**What this task involves**
What is needed is an exact copy of the lines from the one containing "Convert this chart" to the one containing "import * as", both lines included, and no other lines.

**Given records**
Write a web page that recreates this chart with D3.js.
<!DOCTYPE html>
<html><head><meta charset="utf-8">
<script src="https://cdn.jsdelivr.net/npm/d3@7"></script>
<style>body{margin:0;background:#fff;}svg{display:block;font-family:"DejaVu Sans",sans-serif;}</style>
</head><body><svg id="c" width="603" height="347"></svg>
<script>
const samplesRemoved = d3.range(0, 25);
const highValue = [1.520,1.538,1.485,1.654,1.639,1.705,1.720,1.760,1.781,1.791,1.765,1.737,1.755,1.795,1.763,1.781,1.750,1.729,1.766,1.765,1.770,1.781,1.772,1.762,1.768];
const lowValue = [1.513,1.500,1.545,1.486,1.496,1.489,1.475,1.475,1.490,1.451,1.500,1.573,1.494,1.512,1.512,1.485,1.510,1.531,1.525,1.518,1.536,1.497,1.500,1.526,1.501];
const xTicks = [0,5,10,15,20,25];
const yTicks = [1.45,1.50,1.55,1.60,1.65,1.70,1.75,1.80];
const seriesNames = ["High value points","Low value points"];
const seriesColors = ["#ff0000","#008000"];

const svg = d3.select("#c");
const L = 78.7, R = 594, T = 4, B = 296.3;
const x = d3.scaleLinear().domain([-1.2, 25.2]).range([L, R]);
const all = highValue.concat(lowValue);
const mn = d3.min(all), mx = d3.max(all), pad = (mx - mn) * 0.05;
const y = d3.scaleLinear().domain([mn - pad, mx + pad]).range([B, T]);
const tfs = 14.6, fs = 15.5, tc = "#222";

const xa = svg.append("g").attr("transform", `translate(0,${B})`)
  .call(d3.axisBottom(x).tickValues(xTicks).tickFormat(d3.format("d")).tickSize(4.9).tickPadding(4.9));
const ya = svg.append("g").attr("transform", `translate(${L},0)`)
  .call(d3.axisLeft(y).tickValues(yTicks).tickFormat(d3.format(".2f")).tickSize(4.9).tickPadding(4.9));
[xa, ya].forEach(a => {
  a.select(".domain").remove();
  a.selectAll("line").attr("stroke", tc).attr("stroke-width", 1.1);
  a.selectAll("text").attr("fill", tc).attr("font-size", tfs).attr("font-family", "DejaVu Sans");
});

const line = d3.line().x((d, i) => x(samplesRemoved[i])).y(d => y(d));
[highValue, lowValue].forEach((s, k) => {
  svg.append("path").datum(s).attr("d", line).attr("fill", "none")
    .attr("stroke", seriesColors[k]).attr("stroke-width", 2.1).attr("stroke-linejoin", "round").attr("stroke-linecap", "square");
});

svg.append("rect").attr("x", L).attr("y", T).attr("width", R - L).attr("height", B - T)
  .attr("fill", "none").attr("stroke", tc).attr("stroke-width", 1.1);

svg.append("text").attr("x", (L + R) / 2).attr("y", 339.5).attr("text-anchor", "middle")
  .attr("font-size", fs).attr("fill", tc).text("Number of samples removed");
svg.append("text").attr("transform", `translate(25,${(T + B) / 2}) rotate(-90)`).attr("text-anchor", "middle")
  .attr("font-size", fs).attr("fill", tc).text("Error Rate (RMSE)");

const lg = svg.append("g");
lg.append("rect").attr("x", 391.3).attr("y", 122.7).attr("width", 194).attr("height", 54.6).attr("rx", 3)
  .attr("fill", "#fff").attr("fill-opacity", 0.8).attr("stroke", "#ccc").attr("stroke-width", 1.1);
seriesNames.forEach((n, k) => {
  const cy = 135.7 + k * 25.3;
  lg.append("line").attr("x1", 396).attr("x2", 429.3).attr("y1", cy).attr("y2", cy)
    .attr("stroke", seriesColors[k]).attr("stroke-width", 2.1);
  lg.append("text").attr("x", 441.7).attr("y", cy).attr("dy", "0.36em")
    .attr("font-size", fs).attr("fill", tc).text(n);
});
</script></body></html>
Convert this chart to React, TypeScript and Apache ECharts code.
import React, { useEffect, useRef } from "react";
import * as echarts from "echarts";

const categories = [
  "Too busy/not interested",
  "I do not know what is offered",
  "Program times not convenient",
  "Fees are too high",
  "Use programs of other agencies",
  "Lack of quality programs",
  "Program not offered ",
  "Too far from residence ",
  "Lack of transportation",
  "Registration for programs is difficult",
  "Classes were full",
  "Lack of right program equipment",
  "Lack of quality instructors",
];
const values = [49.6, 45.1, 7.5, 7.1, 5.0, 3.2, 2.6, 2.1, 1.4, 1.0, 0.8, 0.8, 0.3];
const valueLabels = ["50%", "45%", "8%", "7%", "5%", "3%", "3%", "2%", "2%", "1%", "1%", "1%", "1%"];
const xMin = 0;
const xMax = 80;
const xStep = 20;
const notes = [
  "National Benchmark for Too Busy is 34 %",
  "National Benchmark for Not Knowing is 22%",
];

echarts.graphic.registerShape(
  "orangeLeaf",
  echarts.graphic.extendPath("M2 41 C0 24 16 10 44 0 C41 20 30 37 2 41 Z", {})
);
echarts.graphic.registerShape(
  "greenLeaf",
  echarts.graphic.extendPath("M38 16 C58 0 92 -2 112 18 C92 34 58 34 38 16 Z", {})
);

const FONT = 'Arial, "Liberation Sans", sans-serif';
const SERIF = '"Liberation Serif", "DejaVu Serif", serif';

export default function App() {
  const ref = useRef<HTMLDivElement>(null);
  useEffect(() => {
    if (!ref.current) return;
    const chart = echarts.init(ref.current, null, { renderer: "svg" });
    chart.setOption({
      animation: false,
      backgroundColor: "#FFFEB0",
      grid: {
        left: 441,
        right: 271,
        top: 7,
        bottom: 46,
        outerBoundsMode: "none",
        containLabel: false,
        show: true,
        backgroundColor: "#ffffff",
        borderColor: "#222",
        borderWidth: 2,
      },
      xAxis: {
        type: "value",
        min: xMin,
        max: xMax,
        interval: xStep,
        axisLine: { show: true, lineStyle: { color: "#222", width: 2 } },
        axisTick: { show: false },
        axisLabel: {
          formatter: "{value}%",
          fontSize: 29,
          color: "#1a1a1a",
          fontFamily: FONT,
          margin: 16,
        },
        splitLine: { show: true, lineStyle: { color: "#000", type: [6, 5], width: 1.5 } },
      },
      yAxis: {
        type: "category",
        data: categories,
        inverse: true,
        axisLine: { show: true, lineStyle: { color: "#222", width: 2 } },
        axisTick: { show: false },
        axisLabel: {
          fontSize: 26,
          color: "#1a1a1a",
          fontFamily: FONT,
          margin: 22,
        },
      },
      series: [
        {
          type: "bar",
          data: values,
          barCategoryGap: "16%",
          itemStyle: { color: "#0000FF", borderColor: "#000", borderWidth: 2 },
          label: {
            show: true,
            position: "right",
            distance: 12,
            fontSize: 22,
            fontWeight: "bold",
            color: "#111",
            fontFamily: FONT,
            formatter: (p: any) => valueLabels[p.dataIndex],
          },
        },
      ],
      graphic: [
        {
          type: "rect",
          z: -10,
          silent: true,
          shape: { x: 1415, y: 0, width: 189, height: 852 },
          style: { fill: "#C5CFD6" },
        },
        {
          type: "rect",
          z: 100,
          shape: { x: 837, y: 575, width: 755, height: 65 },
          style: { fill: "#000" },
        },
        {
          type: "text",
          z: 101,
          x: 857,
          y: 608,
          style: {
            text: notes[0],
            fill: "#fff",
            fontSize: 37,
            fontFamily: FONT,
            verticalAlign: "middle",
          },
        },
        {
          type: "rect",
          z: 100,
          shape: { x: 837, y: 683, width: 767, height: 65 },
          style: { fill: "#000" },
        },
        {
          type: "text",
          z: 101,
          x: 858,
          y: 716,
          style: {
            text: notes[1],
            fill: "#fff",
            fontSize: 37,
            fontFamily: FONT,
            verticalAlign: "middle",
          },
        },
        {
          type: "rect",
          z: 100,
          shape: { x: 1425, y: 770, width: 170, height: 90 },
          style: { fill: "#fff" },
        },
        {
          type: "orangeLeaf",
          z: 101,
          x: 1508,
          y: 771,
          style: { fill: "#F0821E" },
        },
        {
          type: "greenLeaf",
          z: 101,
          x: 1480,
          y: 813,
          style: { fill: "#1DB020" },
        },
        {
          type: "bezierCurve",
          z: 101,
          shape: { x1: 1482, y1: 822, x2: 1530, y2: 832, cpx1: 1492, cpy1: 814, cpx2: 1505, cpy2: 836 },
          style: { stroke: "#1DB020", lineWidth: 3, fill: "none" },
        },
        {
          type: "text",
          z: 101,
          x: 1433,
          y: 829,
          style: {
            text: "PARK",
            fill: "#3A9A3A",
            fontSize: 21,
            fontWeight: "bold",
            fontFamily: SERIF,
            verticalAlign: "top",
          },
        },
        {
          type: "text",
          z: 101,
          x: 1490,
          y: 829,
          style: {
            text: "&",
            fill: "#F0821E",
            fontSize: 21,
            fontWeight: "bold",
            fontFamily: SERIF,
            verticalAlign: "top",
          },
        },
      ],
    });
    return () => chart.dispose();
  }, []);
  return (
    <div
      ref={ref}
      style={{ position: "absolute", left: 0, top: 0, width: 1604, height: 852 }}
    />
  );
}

**Answer to the problem**
Convert this chart to React, TypeScript and Apache ECharts code.
import React, { useEffect, useRef } from "react";
import * as echarts from "echarts";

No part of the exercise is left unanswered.